Tellingly, leading up to the election, there were no public admonishments of Tsai such as that by former American Institute in Taiwan director Douglas Paal, who told a Taiwanese television station in the run-up to the 2012 vote: “Both Washington and Beijing would breathe a huge sigh of relief if Mr Ma were re-elected.”

For all five previous presidential elections, the KMT has led Taiwanese to believe that it was its political savvy and the “1992 consensus” that kept the People’s Liberation Army at bay, when all along Taiwan’s freedom has been propped by the 1998 consensus.

Furthermore, Gary Schmitt, an academic with the American Enterprise Institute and former staff director of the US Senate Select Committee on Intelligence, commented in the Wall Street Journal that: “Bringing democratic Taiwan in from the cold is as important as Washington’s opening to Cuba — arguably far more so.”

Schmitt said that Taiwan has been denied recognition as a sovereign state by the US based on the “diplomatic hocus pocus charade” of its “one China” policy.

Taiwanese are maturing under the nourishing light of democracy, freedom, self-expression and determination and primed to break away from China’s tether. Once a populace has experienced these liberties, you cannot lock them back up in the jail of autocratic oppression without devastating turmoil and repercussions for all actors.

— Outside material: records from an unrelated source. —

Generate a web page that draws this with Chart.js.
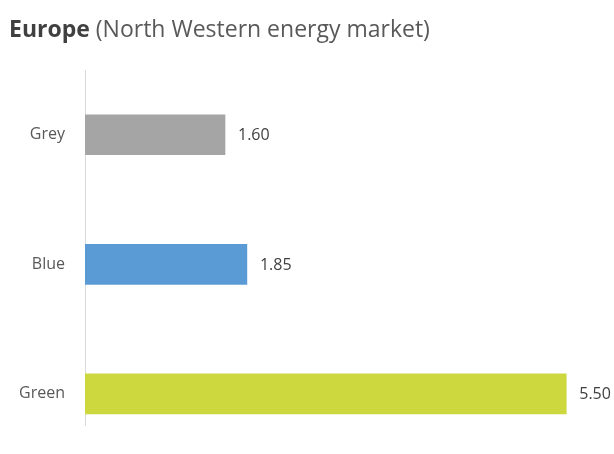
<!DOCTYPE html>
<html lang="en">
<head>
  <meta charset="UTF-8">
  <title>Europe (North Western energy market)</title>
  <script src="https://cdn.jsdelivr.net/npm/chart.js"></script>
  <style>
    html, body {
      margin: 0;
      background: #fff;
      font-family: "Open Sans", Arial, sans-serif;
    }
    #wrap {
      position: relative;
      width: 614px;
      height: 454px;
      overflow: hidden;
    }
    #title {
      position: absolute;
      left: 9px;
      top: 13px;
      font-size: 23px;
      line-height: 30px;
      color: #595959;
      white-space: nowrap;
    }
    #title b { color: #404040; }
    #energyChart { position: absolute; left: 0; top: 0; }
  </style>
</head>
<body>
  <div id="wrap">
    <canvas id="energyChart" width="614" height="454"></canvas>
    <div id="title"><b>Europe</b> (North Western energy market)</div>
  </div>
  <script>
    const categories = ['Grey', 'Blue', 'Green'];
    const prices = [1.60, 1.85, 5.50];
    const colors = ['#a5a5a5', '#5b9bd5', '#cdd73e'];

    // value labels to the right of each bar
    const valueLabels = {
      id: 'valueLabels',
      afterDatasetsDraw(chart) {
        const c = chart.ctx;
        const meta = chart.getDatasetMeta(0);
        c.save();
        c.font = '16px "Open Sans", Arial, sans-serif';
        c.fillStyle = '#404040';
        c.textAlign = 'left';
        c.textBaseline = 'middle';
        meta.data.forEach((bar, i) => {
          c.fillText(prices[i].toFixed(2), bar.x + 13, bar.y + 1);
        });
        c.restore();
      }
    };

    const chart = new Chart(document.getElementById('energyChart'), {
      type: 'bar',
      data: {
        datasets: [{
          data: prices.map((v, i) => ({ x: v, y: i })),
          backgroundColor: colors,
          barThickness: 40
        }]
      },
      plugins: [valueLabels],
      options: {
        indexAxis: 'y',
        responsive: false,
        animation: false,
        layout: { padding: { top: 70, bottom: 29, left: 0, right: 4 } },
        plugins: {
          legend: { display: false },
          tooltip: { enabled: false }
        },
        scales: {
          x: {
            type: 'linear',
            min: 0,
            max: 6,
            display: false
          },
          y: {
            type: 'linear',
            reverse: true,
            offset: false,
            min: -0.5,
            max: 2.24,
            afterFit: s => { s.width = 85; },
            grid: { display: false },
            border: { display: true, color: '#d9d9d9', width: 1 },
            ticks: {
              stepSize: 1,
              padding: 12,
              color: '#595959',
              font: { family: '"Open Sans", Arial, sans-serif', size: 16 },
              callback: v => Number.isInteger(v) ? (categories[v] ?? '') : ''
            }
          }
        }
      }
    });
  </script>
</body>
</html>
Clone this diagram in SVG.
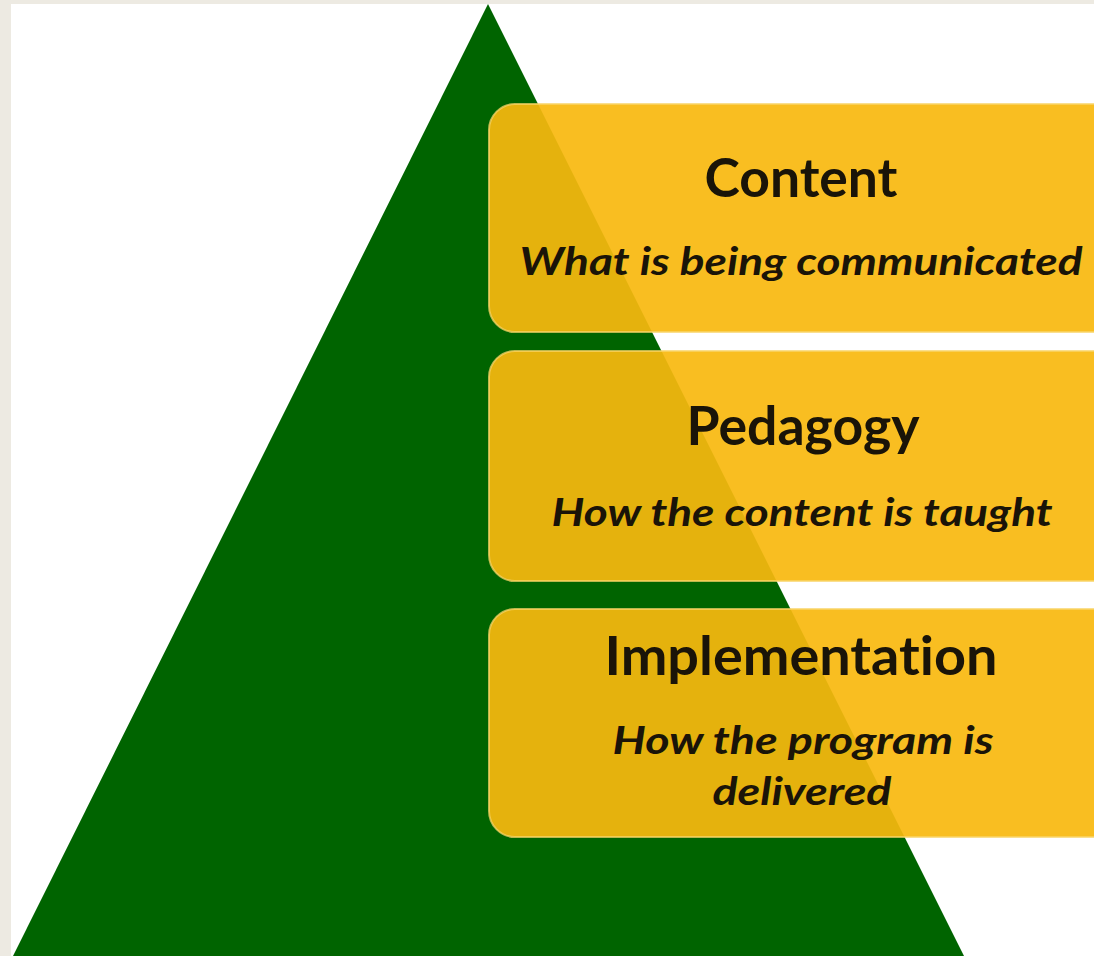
<svg xmlns="http://www.w3.org/2000/svg" width="1094" height="956" viewBox="0 0 1094 956">
  <style>
    .box { fill: #f9b90e; fill-opacity: 0.92; stroke: #f8d468; stroke-opacity: 0.75; stroke-width: 2; }
    .title { font-family: Lato, "Open Sans", "Liberation Sans", sans-serif; font-weight: bold; font-size: 54px; fill: #1a1408; text-anchor: middle; font-variant-ligatures: none; }
    .sub { font-family: Lato, "Open Sans", "Liberation Sans", sans-serif; font-weight: bold; font-style: italic; font-size: 39px; fill: #1a1408; text-anchor: middle; font-variant-ligatures: none; }
  </style>
  <rect x="0" y="0" width="1094" height="956" fill="#edeae2"/>
  <rect x="11" y="4" width="1083" height="952" fill="#ffffff"/>
  <g id="pyramid">
    <polygon points="488,4 13,956 964,956" fill="#006400"/>
  </g>
  <g id="content">
    <rect class="box" x="489" y="104" width="630" height="228" rx="26"/>
    <text class="title" x="801" y="197" textLength="193" lengthAdjust="spacingAndGlyphs">Content</text>
    <text class="sub" x="801" y="275" textLength="563" lengthAdjust="spacingAndGlyphs">What is being communicated</text>
  </g>
  <g id="pedagogy">
    <rect class="box" x="489" y="351" width="630" height="230" rx="26"/>
    <text class="title" x="803" y="445" textLength="233" lengthAdjust="spacingAndGlyphs">Pedagogy</text>
    <text class="sub" x="802" y="526" textLength="501" lengthAdjust="spacingAndGlyphs">How the content is taught</text>
  </g>
  <g id="implementation">
    <rect class="box" x="489" y="609" width="630" height="228" rx="26"/>
    <text class="title" x="801" y="675" textLength="393" lengthAdjust="spacingAndGlyphs">Implementation</text>
    <text class="sub" x="803" y="754" textLength="381" lengthAdjust="spacingAndGlyphs">How the program is</text>
    <text class="sub" x="802" y="805" textLength="179" lengthAdjust="spacingAndGlyphs">delivered</text>
  </g>
  <g id="connectors"/>
</svg>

Unknowingly nurtured by the reassuring 1998 consensus, the stars have aligned and an enlightened Taiwanese social consensus has emerged from the illusory propaganda of the diplomatically stifling “1992 consensus.”

Taiwanese are no doubt pondering how to navigate this celestial alignment to land on the planet of de jure independence and international respect.

Wayne Pajunen is a political analyst and commentator.